A chain of events set off by Senator Chuck Schumer (D-NY) over competing border funding bills served to undermine his longtime ally, House Speaker Nancy Pelosi (D-CA) - a rare rift between the old friends which may put a strain on their working relationship in the months to come, according to The Hill.
The wheels started turning when Schumer became one of 33 Democrats to vote for the bipartisan Senate bill, even though Pelosi had let Senate negotiators know that she wanted to make important changes to the legislation.
The strong Democratic support for the Senate spending bill then emboldened a group of moderate House Democrats to balk at changes favored by Pelosi and House liberals that would have put greater restrictions on money headed to the border to better protect migrants. -The Hill
In short, Schumer's support of the Republican-backed Senate bill completely hand-grenaded Pelosi's.
Pelosi, faced with an internal revolt, caved to pressure and eventually accepted the Senate bill despite her objections over what she felt were insufficient protections for migrants.
"This seems to be the only time I can remember in the last two years or three years where Sen. Schumer and Speaker Pelosi were not on the same page," a House aide told The Hill, who added that a broad swath of Democrats are sour at Schumer for undercutting their position. The aide referred to it as a "unique situation," however, since many moderate House Democrats favored the Senate's bill as well.
"I don’t think it will be repeated again," said the aide. "The things coming down the pipeline are much bigger, more fundamental issues," referring to upcoming negotiations between the three branches of government over the debt ceiling.
The aide predicted that it would be difficult for Senate Majority Leader Mitch McConnell (R-Ky.) to “jam the House on a $1.3 trillion spending bill.”
“There are so many equities involved on both the House and Senate Democratic sides it’s unlikely the House Democratic position could be ignored,” the aide added.
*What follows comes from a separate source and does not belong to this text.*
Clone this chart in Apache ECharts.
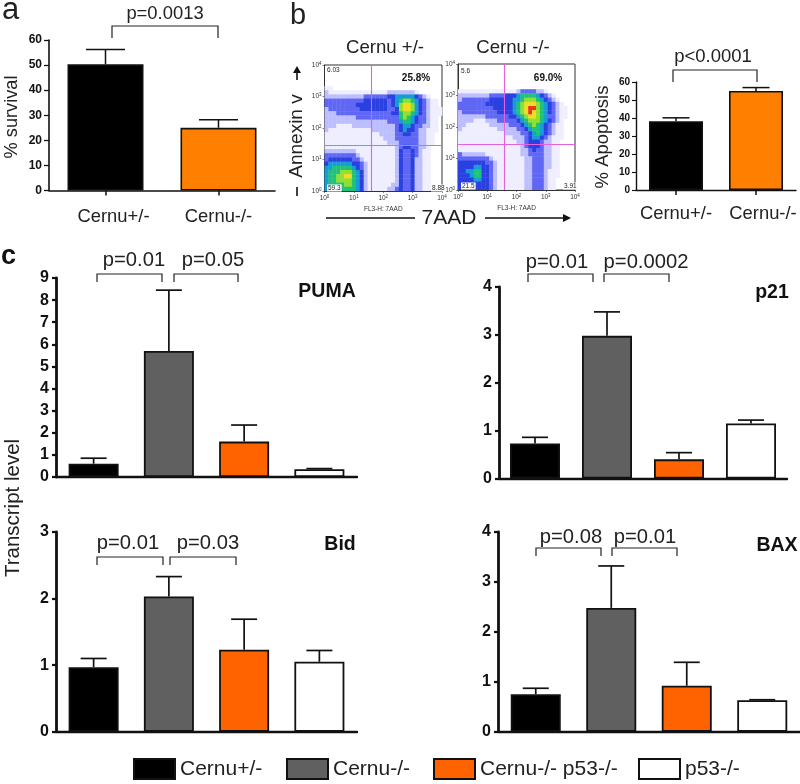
<!DOCTYPE html>
<html><head><meta charset="utf-8">
<style>html,body{margin:0;padding:0;background:#fff}#c{width:800px;height:784px;filter:blur(0.4px)}</style>
<script src="https://cdn.jsdelivr.net/npm/echarts@6/dist/echarts.min.js"></script>
</head><body><div id="c"></div>
<script>
const FONT='"Liberation Sans",Arial,sans-serif';
// ---- data ----
const groups=['Cernu+/-','Cernu-/-','Cernu-/- p53-/-','p53-/-'];
const pairCats=['Cernu+/-','Cernu-/-'];
const survivalMean=[50.3,25];
const survivalUpper=[56.2,28.2];
const apoptosisMean=[38.2,55];
const apoptosisUpper=[40.1,56.9];
const pumaMean=[0.6,5.7,1.6,0.35];
const pumaUpper=[0.85,8.45,2.35,0.38];
const p21Mean=[0.73,2.98,0.4,1.15];
const p21Upper=[0.86,3.48,0.54,1.22];
const bidMean=[0.97,2.03,1.23,1.05];
const bidUpper=[1.1,2.33,1.69,1.22];
const baxMean=[0.75,2.48,0.92,0.63];
const baxUpper=[0.87,3.32,1.39,0.64];
const gateLeft=[1.59,1.45];
const gateRight=[1.58,1.45];
// flow cytometry density, read by eye: rows top to bottom (log10 4 to 0), digits 0-9
const densityLeft=[
'000000000000000000000000000000',
'000000000000000000000000000000',
'000000000000000000000000000000',
'000000000000000000000000000000',
'000000000000000000000000000000',
'110000000000000000000000000000',
'211111111111111122222221000000',
'222222222233333344555554321000',
'333333333344444434567765432110',
'333333334444444434578875432110',
'233333333444444433478875432111',
'222333333333333334467765432111',
'222222223333333333367654332110',
'222222222222222233356654332110',
'222111122222222222345543322110',
'211111111111222222345443221110',
'111111111111112222334433221100',
'111111111111111222333333221100',
'111111111111111122233333221100',
'111111111111111111234433221000',
'222222221111111111243343211000',
'333333332111111111243343211000',
'344444433211111111243342211000',
'455555544321111111243342211000',
'556666654321111111243342211000',
'566677765421111111243342211000',
'566778865421111111243342211000',
'566777765421111111243342211000',
'566667765421111112243342211000',
'566666665421111122343342211000'];
const densityRight=[
'000000000000000000000000000000',
'000000000000000000000000000000',
'000000000000000000000000000000',
'000000000000000000000000000000',
'000000000000000000000000000000',
'000000000000000000000000000000',
'111111111111111233332210000000',
'222222223333444566665432100000',
'233333334444445567776543210000',
'333333344444445678887654321000',
'333333333444445678997654321100',
'233333333344445678987654321100',
'222222233333344567887653321100',
'222211122233333456777654321000',
'221111112222233345676543211000',
'211111111122222334566543211000',
'111111111111222233456543211000',
'111111111111112223455432111000',
'111111111111111223444322110000',
'111111111111111123444322110000',
'111111111111111122343322110000',
'322222211111111122333322110000',
'333333332111111112233322110000',
'444444433211111112233322110000',
'444455443211111112233322110000',
'445566443211111112233321110000',
'444566443211111112233321110000',
'444455443211111112233321100000',
'444444443211111112233321100000',
'444444443211111112233321100000'];
const densityColors=['#ffffff','#eeeeff','#bcbeff','#5f67f4','#2a40e0','#169cd6','#20c27a','#8fe030','#f2dc20','#ee3414'];
// ---- styles ----
const groupColors=['#000000','#606060','#ff6300','#ffffff'];
const pairColors=['#000000','#ff8000'];
const STEP=4/30;
function densityCells(rows){const out=[];rows.forEach((r,i)=>{[...r].forEach((ch,j)=>{const d=+ch;if(d>0)out.push([j*STEP,4-(i+1)*STEP,d]);});});return out;}

const grids=[],xAxes=[],yAxes=[],series=[];
function addBarGrid(g,cats,cfg){
  const idx=grids.length;
  grids.push(Object.assign({containLabel:false},g));
  xAxes.push({type:'category',gridIndex:idx,data:cats,
    axisLine:{lineStyle:{color:'#111',width:cfg.xw}},
    axisTick:{show:!!cfg.xticks,alignWithLabel:true,length:5,lineStyle:{color:'#111',width:1.5}},
    axisLabel:cfg.xticks?{interval:0,margin:cfg.xm,fontFamily:FONT,color:'#222',fontSize:18.4,
       formatter:cfg.xfmt,rich:cfg.xrich}:{show:false}});
  yAxes.push({type:'value',gridIndex:idx,min:0,max:cfg.max,interval:cfg.step,splitLine:{show:false},
    axisLine:{show:true,lineStyle:{color:'#111',width:cfg.yw}},
    axisTick:{show:true,length:cfg.tl,lineStyle:{color:'#111',width:cfg.yw*0.8}},
    axisLabel:Object.assign({fontFamily:FONT,fontWeight:'bold',color:'#111',fontSize:cfg.yfs,margin:cfg.ym},cfg.ypad?{padding:cfg.ypad}:{})});
  return idx;
}
function errSeries(idx,means,uppers,cap,w){
  series.push({type:'custom',xAxisIndex:idx,yAxisIndex:idx,z:1,silent:true,clip:false,
    data:means.map((m,i)=>[i,m,uppers[i]]),encode:{x:0,y:[1,2]},
    renderItem(p,api){
      const a=api.coord([api.value(0),api.value(1)]),b=api.coord([api.value(0),api.value(2)]);
      const st={stroke:'#111',lineWidth:w,fill:null};
      return {type:'group',children:[
        {type:'line',shape:{x1:a[0],y1:a[1],x2:b[0],y2:b[1]},style:st},
        {type:'line',shape:{x1:b[0]-cap/2,y1:b[1],x2:b[0]+cap/2,y2:b[1]},style:st}]};
    }});
}
function pairPanel(g,means,uppers,cfg){
  const idx=addBarGrid(g,pairCats,cfg);
  series.push({type:'bar',name:cfg.id,xAxisIndex:idx,yAxisIndex:idx,barWidth:cfg.bw,z:2,
    data:means.map((v,i)=>({value:v,itemStyle:{color:pairColors[i],borderColor:'#111',borderWidth:1.6}}))});
  errSeries(idx,means,uppers,cfg.cap,1.5);
}
function groupPanel(g,means,uppers,max){
  const idx=addBarGrid(g,groups,{xw:2.4,yw:2.8,tl:4,yfs:16,ym:7,ypad:[6,0,0,0],max:max,step:1});
  groups.forEach((name,k)=>{
    series.push({type:'bar',name,xAxisIndex:idx,yAxisIndex:idx,barWidth:50,barGap:'-100%',z:2,
      itemStyle:{color:groupColors[k],borderColor:'#111',borderWidth:1.8},
      data:means.map((v,i)=>i===k?v:null)});
  });
  errSeries(idx,means,uppers,26,1.7);
}
pairPanel({left:49,top:40,width:226,height:150.5},survivalMean,survivalUpper,{id:'survival',xw:1.6,yw:1.6,tl:5,yfs:12,ym:7,max:60,step:10,xticks:true,xm:17,bw:76,cap:39,
  xfmt:(v,i)=>i===0?'{a|'+v+'}':v,xrich:{a:{padding:[0,0,0,16],fontSize:18.4,fontFamily:FONT,color:'#222'}}});
pairPanel({left:636,top:82,width:160,height:108},apoptosisMean,apoptosisUpper,{id:'apoptosis',xw:1.4,yw:1.4,tl:4,yfs:10,ym:6,max:60,step:10,xticks:true,xm:15,bw:54,cap:27,
  xfmt:(v,i)=>i===1?'{a|'+v+'}':v,xrich:{a:{padding:[0,0,0,14],fontSize:18.4,fontFamily:FONT,color:'#222'}}});
groupPanel({left:56,top:278,width:301,height:199},pumaMean,pumaUpper,9);
groupPanel({left:499,top:287,width:288,height:191.5},p21Mean,p21Upper,4);
groupPanel({left:56,top:532,width:301,height:199.7},bidMean,bidUpper,3);
groupPanel({left:498,top:532,width:302,height:199.7},baxMean,baxUpper,4);

const densityIdx=[];
function flowPanel(g,rows,gate){
  const idx=grids.length;
  grids.push(Object.assign({show:true,borderColor:'#333',borderWidth:1,backgroundColor:'#fff'},g));
  const lab={fontFamily:FONT,color:'#333',fontSize:6.5,margin:3,
    formatter:v=>'{b|10}{s|'+v+'}',rich:{b:{fontSize:6.5,fontFamily:FONT,color:'#333'},s:{fontSize:4.5,fontFamily:FONT,color:'#333',verticalAlign:'top',padding:[0,0,3,0]}}};
  xAxes.push({type:'value',gridIndex:idx,min:0,max:4,interval:1,splitLine:{show:false},name:'FL3-H: 7AAD',nameLocation:'middle',nameGap:15,
    nameTextStyle:{fontFamily:FONT,fontSize:6.5,color:'#333'},
    axisLine:{lineStyle:{color:'#333',width:1}},axisTick:{length:2,lineStyle:{color:'#333',width:.6}},axisLabel:lab});
  yAxes.push({type:'value',gridIndex:idx,min:0,max:4,interval:1,splitLine:{show:false},
    axisLine:{show:true,lineStyle:{color:'#333',width:1}},axisTick:{length:2,lineStyle:{color:'#333',width:.6}},axisLabel:lab});
  densityIdx.push(series.length);
  series.push({type:'custom',xAxisIndex:idx,yAxisIndex:idx,silent:true,z:1,clip:true,
    data:densityCells(rows),encode:{x:0,y:1},
    renderItem(p,api){
      const c=api.coord([api.value(0),api.value(1)+STEP]),s=api.size([STEP,STEP]);
      return {type:'rect',shape:{x:c[0],y:c[1],width:s[0]+.4,height:s[1]+.4},style:{fill:api.visual('color')}};
    },
    markLine:{silent:true,symbol:'none',label:{show:false},animation:false,lineStyle:{color:'#e262e2',width:1.1,type:'solid'},
      data:[{xAxis:gate[0]},{yAxis:gate[1]}]}});
}
flowPanel({left:324.5,top:65,width:117.5,height:126},densityLeft,gateLeft);
flowPanel({left:458,top:64,width:117,height:126},densityRight,gateRight);

// ---- annotations ----
const T=(text,x,y,size,o={})=>({type:'text',z:50,x,y,rotation:o.rot||0,style:{text,fontFamily:FONT,fontSize:size,fontWeight:o.bold?'bold':'normal',fill:o.fill||'#222',
   align:o.align||'center',verticalAlign:'middle',backgroundColor:o.bg,padding:o.bg?[0,1]:undefined}});
const bracket=(x1,x2,yt,yb)=>({type:'polyline',z:50,shape:{points:[[x1,yb],[x1,yt],[x2,yt],[x2,yb]]},style:{stroke:'#222',lineWidth:1.2,fill:null}});
const R90=Math.PI/2;
const graphic=[
 T('a',2,10,31,{align:'left'}),T('b',290,16,29,{align:'left'}),T('c',1,257,27,{align:'left',bold:true,fill:'#111'}),
 T('p=0.0013',165,14,18.4),bracket(112,218,26,38),
 T('p<0.0001',713,57,18.5),bracket(673,757,70,82),
 T('% survival',12,117,18.2,{rot:R90}),T('% Apoptosis',603,137,18.5,{rot:R90}),
 T('Transcript level',13,508,20.5,{rot:R90}),
 T('Cernu +/-',385,48,18.6),T('Cernu -/-',513,48,18.6),
 T('Annexin v',297,136,19,{rot:R90}),
 {type:'line',z:50,shape:{x1:297,y1:80,x2:297,y2:71},style:{stroke:'#111',lineWidth:1.6}},
 {type:'polygon',z:50,shape:{points:[[297,66],[293,73],[301,73]]},style:{fill:'#111'}},
 {type:'line',z:50,shape:{x1:297,y1:187,x2:297,y2:196},style:{stroke:'#111',lineWidth:1.6}},
 T('7AAD',449,218,21),
 {type:'line',z:50,shape:{x1:326,y1:218,x2:415,y2:218},style:{stroke:'#111',lineWidth:1.4}},
 {type:'line',z:50,shape:{x1:485,y1:218,x2:566,y2:218},style:{stroke:'#111',lineWidth:1.4}},
 {type:'polygon',z:50,shape:{points:[[571,218],[563,214],[563,222]]},style:{fill:'#111'}},
 T('6.03',327,70,6.5,{align:'left'}),T('25.8%',416,78,10,{bold:true,fill:'#111'}),
 T('59.3',327,188,6.5,{align:'left',bg:'#fff'}),T('8.88',431,188,6.5,{align:'left',bg:'#fff'}),
 T('5.6',461,71,6.5,{align:'left'}),T('69.0%',548,78,10,{bold:true,fill:'#111'}),
 T('21.5',461,186,6.5,{align:'left',bg:'#fff'}),T('3.91',563,186,6.5,{align:'left',bg:'#fff'}),
 T('p=0.01',134,260,20.2),T('p=0.05',213,260,20.2),bracket(97,162,274,282),bracket(174,238,274,282),
 T('PUMA',327,292,19.5,{bold:true,fill:'#111'}),
 T('p=0.01',557,262,20.2),T('p=0.0002',646,262,20.2),bracket(528,593,274,282),bracket(604,669,274,282),
 T('p21',772,293,19.5,{bold:true,fill:'#111'}),
 T('p=0.01',128,543,20.2),T('p=0.03',208,543,20.2),bracket(97,163,557,565),bracket(170,236,557,565),
 T('Bid',340,545,19.5,{bold:true,fill:'#111'}),
 T('p=0.08',571,537,20.2),T('p=0.01',645,537,20.2),bracket(536,601,548,556),bracket(612,677,548,556),
 T('BAX',777,546,19.5,{bold:true,fill:'#111'})
];
const legendLeft=[133,286,433,638];
const legend=groups.map((n,i)=>({data:[{name:n,icon:'rect'}],left:legendLeft[i],top:758,padding:0,itemWidth:41,itemHeight:20,itemGap:0,selectedMode:false,
  textStyle:{fontFamily:FONT,fontSize:21,color:'#222',padding:[0,0,0,0]}}));

const chart=echarts.init(document.getElementById('c'),null,{renderer:'canvas'});
chart.setOption({animation:false,backgroundColor:'#fff',grid:grids,xAxis:xAxes,yAxis:yAxes,series,legend,graphic,
  visualMap:[{show:false,type:'continuous',seriesIndex:densityIdx,dimension:2,min:0,max:9,inRange:{color:densityColors}}]});
</script></body></html>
A Pelosi spokesman offered a similar assessment, noting the unique dynamics of the migrant debate coming amid news of horrific conditions at the border — news that broke after the Senate had advanced its bill through committee. -The Hill
According to the aide, the upcoming debate over the debt ceiling will be "totally different," since Democrats are far more aligned on their priorities on this issue, while Republicans are divided over the issue.
"There are different leverage points on that," said the aide. "In those talks, Schumer and Pelosi have been in lockstep."
Pelosi needs to be more proactive in order to avoid being railroaded again by the Senate, according to longtime Republican clerk and House Appropriations Committee staff director, Jim Dyer, who said "It might serve as a lesson about the importance that when two bodies are negotiating on these things that you’ve got to get yourself in earlier."
Pelosi's poor grasp of the situation and Schumer abandoning her gave a decisive victory to Senate Majority Leader McConnell, who said last Thursday "I’m proud of the Senate for stepping up, passing a bill 84 to 8, that’s as bipartisan as it gets around here, to deal with the humanitarian crisis at the border. We did not in the end continue to play these political games over this humanitarian crisis. They did and it’s their problem to resolve."
House liberals, meanwhile, are reportedly furious at Schumer for not pushing back more against McConnell, as a closer Senate vote (it passed 84 to 8) may have given Pelosi more leverage to negotiate for more protections for migrant children.
"If you heard how often our Republican colleagues invoked the vote out of the Senate, it obviously significantly undermined our leverage and our ability to keep these important protections in the bill," said Rep. David Cicilline (D-RI).
And according to The Hill, 'A growing public clamor for action worked against Pelosi and House liberals."
"You had two events in the public eye in the last week or so that got the average person saying, ‘Holy God, something’s got to be done.’ And the second was the reports of inhumane treatment of children at that facility in Texas," said Dyer. "Democrats and Republicans, alike, are not immune to it and the push is we’ve got to do something and we’ve got to do it fast."